When he was 13 his family moved to Southern California where he continued to demonstrate his talents in school art classes. Upon graduation from High School, he entered the highly respected L.A. Art Center. When his funds ran out, two years later, he went to work for the Post Office with the intention of earning enough money to continue his Art Center studies. But then Uncle Sam called him to serve (in those days men were drafted). After his two years active duty, he returned to Los Angeles, working full-time at the Post Office and attending night classes at the Art Center Dick never graduated from the Art Center. Instead - one of his teachers, who was an art director at the Broadway Department Stores, recognized Dick’s ability and got him a position with the Department Store Giant.

Two years later, Dick was brought into the Carson-Roberts Oglivy & Mather Advertising firm. He stayed with the firm as an Art Director/Group Head for 12 years - leaving to become the Creative Director and Partner at the advertising agency of Haller-Schwarz.

During his 20 plus years in advertising, Chodkowski has worked on an impressive array of accounts including national advertising campaigns for Post Cereals, Del Monte, Baskin-Robins and Mattel. He developed the creative marketing strategy that fast food represented a primary form of family entertainment. From that cncept, Dick created the original Funburger and Fun Meal concept that launched a turnabout success for the Burger Chef Division of General Foods.

Dick subsequently created literally dozens of Burger Chef & Jeff Fun Meal Packages as well as a host of zany characters and commercials. In other work for General Foods, Dick developed the popular Kool-Aid Comics and the “Make some fun. Make some Kool-Aid” campaign.

For Ralston-Purina, Dick created the highly successful Cookie Crisp pre-sweetened cereal -- from the concept to the name, the irrepressible animated Cookie Wizard himself, the packaging, and of course, the television introduction.

Dick’s work has won many professional awards, and has been featured in Communications Arts magazine.

Dick has also authored/illustrated, co-authored or illustrated seven published books, including his two children’s picture books: Snakes Alive, It’s Reptile Clive and Camp Catastrophe.

During the mid-1980s, Dick created “Because I Care” greeting cards, a line of 24 cards which used humor to encourage the use of condoms.

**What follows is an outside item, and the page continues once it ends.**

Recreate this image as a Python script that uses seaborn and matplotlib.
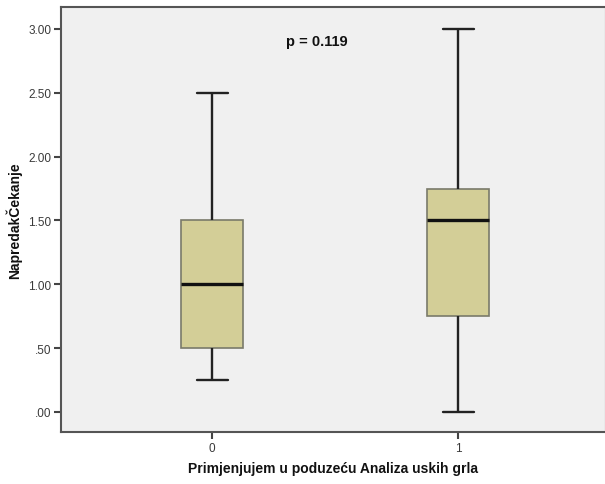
import matplotlib
matplotlib.use("Agg")
import matplotlib.pyplot as plt
import numpy as np
import pandas as pd
import seaborn as sns

# Values (five-number summary per group)
groups = ["0", "1"]
group0 = [0.25, 0.50, 1.00, 1.50, 2.50]
group1 = [0.00, 0.75, 1.50, 1.75, 3.00]
y_ticks = [0.0, 0.5, 1.0, 1.5, 2.0, 2.5, 3.0]
y_tick_labels = [".00", ".50", "1.00", "1.50", "2.00", "2.50", "3.00"]
p_text = "p = 0.119"


def main():
    sns.set_style("white")
    plt.rcParams["font.family"] = ["Liberation Sans", "DejaVu Sans"]

    df = pd.DataFrame(
        {
            "group": [groups[0]] * len(group0) + [groups[1]] * len(group1),
            "value": group0 + group1,
        }
    )

    fig = plt.figure(figsize=(6.05, 4.85), dpi=100)
    ax = fig.add_axes([61 / 605, 1 - 433 / 485, 545 / 605, 425 / 485])
    ax.set_facecolor("#f0f0f0")

    sns.boxplot(
        data=df, x="group", y="value", order=groups, ax=ax,
        width=0.252, color="#d3ce97", saturation=1, whis=1.5,
        linecolor="#2a2a2a", linewidth=1.6,
        boxprops=dict(edgecolor="#7a7a6a", linewidth=1.2),
        medianprops=dict(color="#111111", linewidth=2.4),
        whiskerprops=dict(color="#222222", linewidth=1.7),
        capprops=dict(color="#222222", linewidth=1.7),
        capwidths=0.126,
    )

    ax.set_xlim(-0.614, 1.60)
    ax.set_ylim(-0.157, 3.172)
    ax.set_yticks(y_ticks)
    ax.set_yticklabels(y_tick_labels)
    ax.tick_params(axis="both", bottom=True, left=True, length=5, width=1.5,
                   color="#444444", labelsize=8.5, labelcolor="#3a3a3a",
                   direction="out", pad=2)

    for side in ["left", "bottom", "top", "right"]:
        ax.spines[side].set_color("#555555")
        ax.spines[side].set_linewidth(1.5)

    ax.set_xlabel("Primjenjujem u poduzeću Analiza uskih grla",
                  fontsize=10, fontweight="bold", color="#111111", labelpad=5)
    ax.set_ylabel("NapredakČekanje", fontsize=10, fontweight="bold",
                  color="#111111", labelpad=4)

    ax.text(0.427, 2.906, p_text, fontsize=10.5, fontweight="bold",
            ha="center", va="center", color="#111111")

    fig.savefig("out.png", dpi=100)


if __name__ == "__main__":
    main()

This was innovative at the time, sold all over the world and even got a mention on the Tonight Show by the legendary Johnny Carson.

That experience lead Chodkowski to sell greeting cards to other card companies which eventually lead to a contract with Recycled Paper Greetings of Chicago in 1990. Since then he has had 100s of Greeting Cards in the marketplace.

In 1991 Chodkowski made a radical move from Los Angles to Middlebury, Vermont where he could have both a design studio and an antiquarian book store, turning his second passion for collecting books into a business of buying and selling them. Thus Monroe Street Books was born in 1991 and is currently the biggest used/antiquarian book store in the state.